Generating Synthetic Data with Formal Privacy Guarantees: State of the Art and the Road Ahead
Schlegel, Viktor, Bharath, Anil A, Zhao, Zilong, Yee, Kevin
Privacy-preserving synthetic data offers a promising solution to harness segregated data in high-stakes domains where information is compartmentalized for regulatory, privacy, or institutional reasons. This survey provides a comprehensive framework for understanding the landscape of privacy-preserving synthetic data, presenting the theoretical foundations of generative models and differential privacy followed by a review of state-of-the-art methods across tabular data, images, and text. Our synthesis of evaluation approaches highlights the fundamental trade-off between utility for down-stream tasks and privacy guarantees, while identifying critical research gaps: the lack of realistic benchmarks representing specialized domains and insufficient empirical evaluations required to contextualise formal guarantees.
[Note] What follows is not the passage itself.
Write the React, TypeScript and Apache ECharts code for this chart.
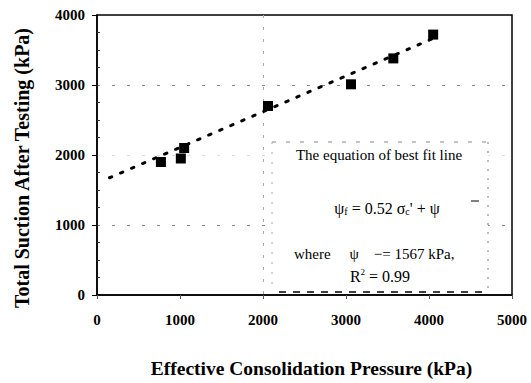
import React, { useEffect, useRef } from "react";
import * as echarts from "echarts";

const pressure = [770, 1010, 1050, 2060, 3060, 3570, 4050];
const suction = [1900, 1950, 2100, 2700, 3010, 3380, 3720];
const fitX = [150, 4050];
const fitY = [1675, 3665];
const xTicks = [0, 1000, 2000, 3000, 4000, 5000];
const yTicks = [0, 1000, 2000, 3000, 4000];
const xTitle = "Effective Consolidation Pressure (kPa)";
const yTitle = "Total Suction After Testing (kPa)";
const boxLines = [
  "The equation of best fit line",
  "{t|ψ}{s|f}{t| = 0.52 σ}{s|c}{t|' + ψ}",
  "where     ψ    −= 1567 kPa,",
  "R{sup|2} = 0.99",
];

const FONT = "'Liberation Serif', 'Times New Roman', serif";

export default function App() {
  const ref = useRef<HTMLDivElement>(null);
  useEffect(() => {
    if (!ref.current) return;
    const chart = echarts.init(ref.current, null, { renderer: "svg" });
    const L = 97, R = 512, T = 15, B = 305;
    const bx0 = 272, bx1 = 488, by0 = 142, by1 = 292;
    chart.setOption({
      animation: false,
      backgroundColor: "#ffffff",
      grid: {
        left: L, right: 531 - R, top: T, bottom: 383 - B,
        show: true, borderColor: "#000", borderWidth: 1.5, backgroundColor: "transparent",
      },
      xAxis: {
        type: "value", min: 0, max: 5000, interval: 1000,
        name: xTitle, nameLocation: "middle", nameGap: 63,
        nameTextStyle: { fontFamily: FONT, fontWeight: "bold", fontSize: 19.5, color: "#000", padding: [0, 0, 0, 14] },
        axisLine: { lineStyle: { color: "#000", width: 1.5 } },
        axisTick: { show: true, length: 4, lineStyle: { color: "#555" } },
        axisLabel: {
          margin: 17, fontFamily: FONT, fontWeight: "bold", fontSize: 15, color: "#000",
          formatter: (v: number) => (xTicks.includes(v) ? String(v) : ""),
        },
        splitLine: {
          show: true,
          lineStyle: { type: [3, 9], width: 1, color: ["transparent", "transparent", "#aaa", "transparent", "transparent", "transparent"] },
        },
      },
      yAxis: [
        {
          type: "value", min: 0, max: 4000, interval: 1000,
          axisLine: { lineStyle: { color: "#000", width: 1.5 } },
          axisTick: { show: true, length: 5, lineStyle: { color: "#000" } },
          axisLabel: {
            margin: 12, fontFamily: FONT, fontWeight: "bold", fontSize: 15, color: "#000",
            formatter: (v: number) => (yTicks.includes(v) ? String(v) : ""),
          },
          splitLine: {
            show: true,
            lineStyle: { type: [3, 12], width: 1, color: ["transparent", "#888", "#ddd", "#888", "transparent"] },
          },
        },
        {
          type: "value", min: 0, max: 4000, interval: 1000, position: "left",
          axisLine: { show: false },
          axisTick: { show: false, inside: true },
          minorTick: { show: true, splitNumber: 4, length: 3, lineStyle: { color: "#333" } },
          axisLabel: { show: false },
          splitLine: { show: false },
        },
      ],
      series: [
        {
          type: "line",
          data: fitX.map((x, i) => [x, fitY[i]]),
          showSymbol: false,
          symbol: "none",
          lineStyle: { color: "#000", width: 3, type: [2.5, 9.5], cap: "round" },
          z: 3,
        },
        {
          type: "scatter",
          data: pressure.map((x, i) => [x, suction[i]]),
          symbol: "rect",
          symbolSize: 10,
          itemStyle: { color: "#000", opacity: 1 },
          z: 4,
        },
      ],
      graphic: [
        {
          type: "text", z: 102, x: 22, y: 168, rotation: Math.PI / 2,
          style: { text: yTitle, font: `bold 20px ${FONT}`, fill: "#000", align: "center", verticalAlign: "middle" },
        },
        { type: "rect", z: 100, shape: { x: bx0, y: by0, width: bx1 - bx0, height: by1 - by0 }, style: { fill: "#fff", stroke: "none" } },
        { type: "line", z: 101, shape: { x1: bx0, y1: by0, x2: bx1, y2: by0 }, style: { stroke: "#888", lineWidth: 1, lineDash: [4, 10] } },
        { type: "line", z: 101, shape: { x1: bx0, y1: by0, x2: bx0, y2: by1 }, style: { stroke: "#aaa", lineWidth: 1, lineDash: [2, 8] } },
        { type: "line", z: 101, shape: { x1: bx1, y1: by0, x2: bx1, y2: by1 }, style: { stroke: "#777", lineWidth: 1, lineDash: [2, 7] } },
        { type: "line", z: 101, shape: { x1: bx0 + 7, y1: by1, x2: bx1 - 4, y2: by1 }, style: { stroke: "#000", lineWidth: 1.3, lineDash: [7, 7] } },
        { type: "line", z: 101, shape: { x1: 471, y1: 201, x2: 479, y2: 201 }, style: { stroke: "#000", lineWidth: 1 } },
        {
          type: "text", z: 102, x: 379, y: 155,
          style: { text: boxLines[0], font: `15px ${FONT}`, fill: "#000", align: "center", verticalAlign: "middle" },
        },
        {
          type: "text", z: 102, x: 387, y: 208,
          style: {
            text: boxLines[1], font: `16px ${FONT}`, fill: "#000", align: "center", verticalAlign: "middle",
            rich: {
              t: { font: `16px ${FONT}`, fill: "#000" },
              s: { font: `10px ${FONT}`, fill: "#000", padding: [7, 0, 0, 0] },
            },
          },
        },
        {
          type: "text", z: 102, x: 294, y: 254,
          style: { text: boxLines[2], font: `15px ${FONT}`, fill: "#000", align: "left", verticalAlign: "middle" },
        },
        {
          type: "text", z: 102, x: 380, y: 276,
          style: {
            text: boxLines[3], fill: "#000", align: "center", verticalAlign: "middle",
            font: `16px ${FONT}`,
            rich: { sup: { font: `9px ${FONT}`, fill: "#000", padding: [0, 0, 8, 0] } },
          },
        },
      ],
    });
    return () => chart.dispose();
  }, []);
  return <div ref={ref} style={{ width: 531, height: 383, position: "absolute", left: 0, top: 0 }} />;
}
Through empirical analysis of four leading methods on five real-world datasets from specialized domains, we demonstrate significant performance degradation under realistic privacy constraints ($\epsilon \leq 4$), revealing a substantial gap between results reported on general domain benchmarks and performance on domain-specific data. %Our findings highlight key challenges including unaccounted privacy leakage, insufficient empirical verification of formal guarantees, and a critical deficit of realistic benchmarks. These challenges underscore the need for robust evaluation frameworks, standardized benchmarks for specialized domains, and improved techniques to address the unique requirements of privacy-sensitive fields such that this technology can deliver on its considerable potential.